The House has approved a bill to extend federal highway and transit programs for the next six years. But the estimated $325-billion measure, which the House passed on Nov. 5 by a 363-64 vote, only includes enough funding for three years.

The bill's sponsor, Transportation and Infrastructure Committee Chairman Bill Shuster (R-Pa.) said in a statement that the measure will "give our infrastructure and our economy a much-needed shot in the arm."

Committee staff has said that the $325 billion includes an estimated $261 billion for highway construction, $55 billion for public transit and $9 billion for safety programs—all from the Highway Trust Fund The American Road & Transportation Builders Association says the bill also includes an additional $14 billion for transit from the general fund.

The next step for the legislation is a conference committee to resolve differences between the newly approved House bill and the $350-billion version that the Senate cleared on July 30. That Senate measure also only contains three years' funding.

Both bills' authorizations are only slightly larger than current levels. Moreover, because they only have three years' actual funding, lawmakers will have to find additional funding by Sept. 30, 2018, or face a shutdown of highway and transit programs.

House leaders moved quickly to get ready for the coming conference committee with the Senate, naming the members of their negotiating team within a couple of hours of the vote.

The lawmakers face a tight deadline: the current short-term highway-transit extension is set to expire on Nov. 20.

Two key Senators—Environment and Public Works Committee Chairman James Inhofe (R-Okla.) and the committee's top Democrat, Barbara Boxer (Calif.)—said that the the House vote allows the legislation to move to the bicameral conference "and get this legislation to the President's desk by Thanksgiving."

Inhofe and Boxer, who are expected to be the Senate's lead conferees, said in a statement, "Businesses, labor, states, and local communities are depending on us to pass a consensus-based, bipartisan bill which provides funding certainty that will enable them to modernize our nation’s highways, bridges, and transit systems."

Transportation officials say the conferees will be hard-pressed to have a final compromise version approved by their chambers and ready to send to the White House by Nov. 20. But they do expect the new multi-year measure to be enacted by the end of December.

Construction industry and state transportation officials welcomed the progress toward a new multi-year bill.

Over the past 14 months, they have had to operate under a series of four short-term highway and transit stopgap authorizations. The uncertainty over timing and amounts of federal funding caused some states to cut back on highway contracts.

But Bud Wright, American Association of State Highway and Transportation Officials executive director said in a statement after the House vote that the "momentum is there" to bring the transportation bill to completion.

The House transportation panel's ranking Democrat, Peter DeFazio (Ore.), said he was pleased that the chamber approved a six-year bill after years of "short-term Band-aids and extensions." He added, "Unfortunately, it doesn't provide the level of investment needed to repair or rebuild our aging 1950s-era system of roads, bridges and public transit systems."

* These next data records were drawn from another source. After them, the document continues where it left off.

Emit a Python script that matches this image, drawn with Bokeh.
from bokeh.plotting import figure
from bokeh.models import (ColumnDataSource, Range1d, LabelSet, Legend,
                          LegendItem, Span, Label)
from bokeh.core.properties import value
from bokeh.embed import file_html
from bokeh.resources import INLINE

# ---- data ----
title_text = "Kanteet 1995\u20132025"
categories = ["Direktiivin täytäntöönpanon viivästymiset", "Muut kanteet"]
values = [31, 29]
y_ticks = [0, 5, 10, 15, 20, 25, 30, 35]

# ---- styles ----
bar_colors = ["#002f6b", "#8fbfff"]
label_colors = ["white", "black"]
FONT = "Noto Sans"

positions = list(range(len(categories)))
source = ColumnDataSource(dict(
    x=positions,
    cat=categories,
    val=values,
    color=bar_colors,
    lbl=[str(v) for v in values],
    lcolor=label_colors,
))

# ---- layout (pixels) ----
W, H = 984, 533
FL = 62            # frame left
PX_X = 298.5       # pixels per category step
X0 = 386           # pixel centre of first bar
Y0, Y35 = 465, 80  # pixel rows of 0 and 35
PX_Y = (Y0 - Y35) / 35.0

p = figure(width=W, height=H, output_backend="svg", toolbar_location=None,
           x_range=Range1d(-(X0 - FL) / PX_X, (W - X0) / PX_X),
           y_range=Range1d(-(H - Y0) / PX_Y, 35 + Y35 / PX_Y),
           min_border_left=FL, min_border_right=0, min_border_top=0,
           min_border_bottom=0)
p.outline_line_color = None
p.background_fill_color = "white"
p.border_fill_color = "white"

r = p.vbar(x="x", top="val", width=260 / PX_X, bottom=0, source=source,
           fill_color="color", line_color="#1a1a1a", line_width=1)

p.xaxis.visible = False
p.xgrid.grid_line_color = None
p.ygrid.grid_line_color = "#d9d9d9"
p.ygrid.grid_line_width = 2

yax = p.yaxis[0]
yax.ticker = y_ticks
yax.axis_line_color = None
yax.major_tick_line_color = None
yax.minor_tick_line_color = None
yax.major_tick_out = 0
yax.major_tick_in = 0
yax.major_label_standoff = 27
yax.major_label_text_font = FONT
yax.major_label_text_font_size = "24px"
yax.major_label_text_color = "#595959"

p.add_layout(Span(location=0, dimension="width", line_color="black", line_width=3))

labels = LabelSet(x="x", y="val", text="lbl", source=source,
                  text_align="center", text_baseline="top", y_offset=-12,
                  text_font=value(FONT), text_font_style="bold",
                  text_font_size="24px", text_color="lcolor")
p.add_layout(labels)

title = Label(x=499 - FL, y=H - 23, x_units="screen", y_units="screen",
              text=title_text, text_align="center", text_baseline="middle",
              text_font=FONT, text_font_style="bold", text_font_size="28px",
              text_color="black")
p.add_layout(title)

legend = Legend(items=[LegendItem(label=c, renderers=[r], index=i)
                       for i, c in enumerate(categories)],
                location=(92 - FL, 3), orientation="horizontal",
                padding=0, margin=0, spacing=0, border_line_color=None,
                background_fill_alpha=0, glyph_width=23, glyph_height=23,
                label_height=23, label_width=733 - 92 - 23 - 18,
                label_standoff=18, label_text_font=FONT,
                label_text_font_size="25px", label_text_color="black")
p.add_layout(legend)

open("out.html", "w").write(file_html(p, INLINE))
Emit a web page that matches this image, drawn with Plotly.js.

But DeFazio noted that the measure includes a provision that would automatically allow increased spending on infrastructure after its third year if Congress adds more revenue to the trust fund than is now projected.

Transportation Secretary Anthony Foxx welcomed the legislative progress, saying in a statement that "the long winter of uncertainty may finally be coming to an end."

But Foxx added, "At the funding levels proposed in both the House and Senate bills, the result will be more traffic." He urged lawmakers "to do more than minimum funding."

The bill also would reauthorize the Export-Import Bank of the U.S. for four years. The bank is   open but its authority to issue new loans lapsed on June 30 when Congress failed to renew its charter.